摘要

Before the arrival of the New Horizons probe at the Pluto-Charon system, we developed a series of models that predicted that Kuiper Belt Objects, even as small and as cold as Charon, have experienced internal ice-rock differentiation and possibly cryovolcanism. Confronting these predictions is a wide array of spectroscopy, imagery, and other data from New Horizons. In this article we compare the predictions against the new observations, and find that they largely support the expected history of the Pluto system and the evolution of Charon. Following the collision of two partially differentiated impactors with radii es1000 km, a disk of material formed around Pluto, from which Charon and Pluto's other moons formed. Because the impactors did not completely differentiate, the disk contained rocky material from their crusts, explaining the moons' different densities and compositions. Long-lived radionuclides in Charon, assisted by ammonia antifreeze in the ice, melted ice and created a subsurface ocean that eventually refroze approximate to 11.7- 2.5 Gyr ago. The freezing of this ocean would have created extensional stresses that possibly created Serenity Chasma, and could have led to widespread resurfacing, explaining the apparently younger age of Vulcan Planum.
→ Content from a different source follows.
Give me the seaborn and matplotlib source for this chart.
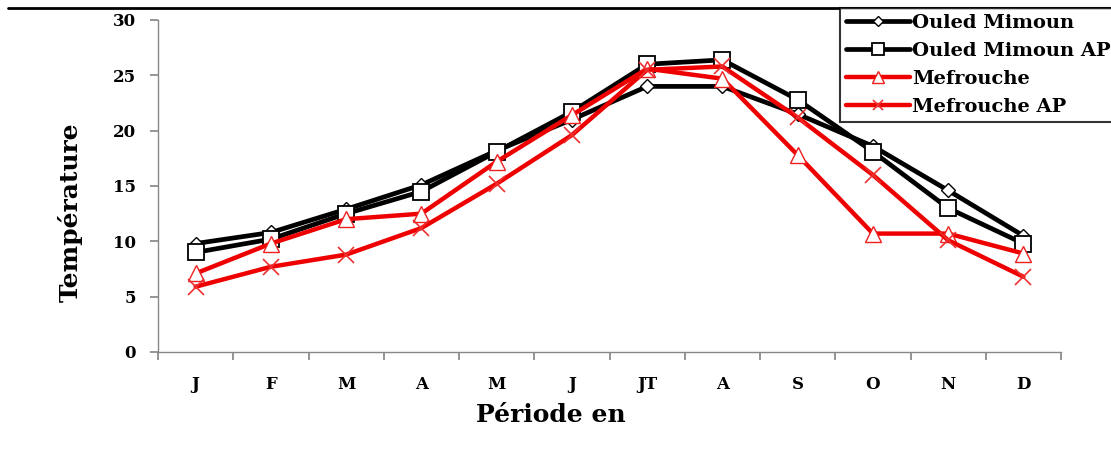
import numpy as np
import pandas as pd
import matplotlib
matplotlib.use("Agg")
import matplotlib.pyplot as plt
import seaborn as sns
from matplotlib.lines import Line2D

months = ["J", "F", "M", "A", "M", "J", "JT", "A", "S", "O", "N", "D"]
ouled_mimoun = [9.8, 10.8, 12.9, 15.1, 18.2, 21.0, 24.0, 24.0, 21.5, 18.6, 14.6, 10.5]
ouled_mimoun_ap = [9.0, 10.2, 12.5, 14.5, 18.1, 21.7, 26.0, 26.4, 22.8, 18.1, 13.0, 9.8]
mefrouche = [7.1, 9.8, 12.0, 12.5, 17.2, 21.4, 25.6, 24.7, 17.8, 10.7, 10.7, 8.9]
mefrouche_ap = [5.9, 7.7, 8.8, 11.2, 15.2, 19.6, 25.5, 25.8, 21.2, 16.0, 10.1, 6.8]
series_names = ["Ouled Mimoun", "Ouled Mimoun AP", "Mefrouche", "Mefrouche AP"]

sns.set_theme(style="white")
plt.rcParams['font.family'] = ['DejaVu Serif']
plt.rcParams['font.weight'] = 'bold'
plt.rcParams['text.color'] = 'black'
plt.rcParams['axes.labelcolor'] = 'black'
plt.rcParams['xtick.color'] = 'black'
plt.rcParams['ytick.color'] = 'black'

fig = plt.figure(figsize=(11.11, 4.59), dpi=100)
ax = fig.add_axes([158/1111, 1-352/459, (1061-158)/1111, (352-20)/459])

x = np.arange(len(months))
styles = [
    dict(color="black", lw=3.4, marker="D", ms=7.5, mfc="white", mec="black", mew=1.0, lms=5),
    dict(color="black", lw=3.4, marker="s", ms=12, mfc="white", mec="black", mew=1.3, lms=9),
    dict(color="#ee0000", lw=3.2, marker="^", ms=11, mfc="white", mec="#ee2020", mew=1.0, lms=8),
    dict(color="#ee0000", lw=3.2, marker="x", ms=12, mfc="none", mec="#ee3030", mew=1.2, lms=7),
]
data = [ouled_mimoun, ouled_mimoun_ap, mefrouche, mefrouche_ap]
handles = []
for name, vals, st in zip(series_names, data, styles):
    df = pd.DataFrame({"x": x, "y": vals})
    sns.lineplot(data=df, x="x", y="y", ax=ax, color=st["color"], linewidth=st["lw"],
                 marker=st["marker"], markersize=st["ms"], markerfacecolor=st["mfc"],
                 markeredgecolor=st["mec"], markeredgewidth=st["mew"], label=name, legend=False)
    handles.append(Line2D([0], [0], color=st["color"], lw=st["lw"], marker=st["marker"],
                          markersize=st["lms"], markerfacecolor=st["mfc"],
                          markeredgecolor=st["mec"], markeredgewidth=st["mew"]))

ax.set_xlim(-0.5, 11.5)
ax.set_ylim(0, 30)
ax.set_yticks(np.arange(0, 31, 5))
ax.set_xticks(np.arange(-0.5, 12, 1))
ax.set_xticklabels([])
ax.set_xticks(x, minor=True)
ax.set_xticklabels(months, minor=True, fontsize=12, fontweight="bold")
ax.tick_params(axis="x", which="major", length=6, color="#888888", direction="out", bottom=True)
ax.tick_params(axis="x", which="minor", length=0, pad=17)
ax.tick_params(axis="y", length=6, color="#888888", direction="out", left=True, labelsize=12, pad=10)
for lab in ax.get_yticklabels():
    lab.set_fontweight("bold")
for s in ["top", "right"]:
    ax.spines[s].set_visible(False)
for s in ["left", "bottom"]:
    ax.spines[s].set_color("#888888")
    ax.spines[s].set_linewidth(1.0)

ax.set_xlabel("Période en", fontsize=18, fontweight="bold")
ax.xaxis.set_label_coords((551-158)/903, (352-403)/332)
ax.set_ylabel("Température", fontsize=18, fontweight="bold")
ax.yaxis.set_label_coords((83-158)/903, (352-212)/332)

leg = fig.legend(handles, series_names, loc="upper left", bbox_to_anchor=(840/1111, 1-8/459),
                 fontsize=14, frameon=True, fancybox=False, edgecolor="black",
                 handlelength=3.3, handletextpad=0.1, borderpad=0.3, labelspacing=0.52,
                 borderaxespad=0)
leg.get_frame().set_linewidth(1.5)
for t in leg.get_texts():
    t.set_fontweight("bold")

fig.add_artist(Line2D([8/1111, 1.0], [1-8/459, 1-8/459], color="black", lw=2, transform=fig.transFigure))

fig.savefig("out.png", dpi=100)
Buildup of radiogenic heat then created a second, smaller ocean that refroze 0.5-1.7 Gyr ago. As it froze, cryovolcanism would have been enabled, possibly creating Kubrick Mons. Charon's "moated mountains" such as Kubrick Mons have a natural explanation as cryovolcanoes depressing a thin lithosphere over a cryomagma chamber. We offer further predictions about other aspects of Charon's surface. Our previous predictions that Charon is a world shaped by geological activity have been largely borne out by New Horizons observations.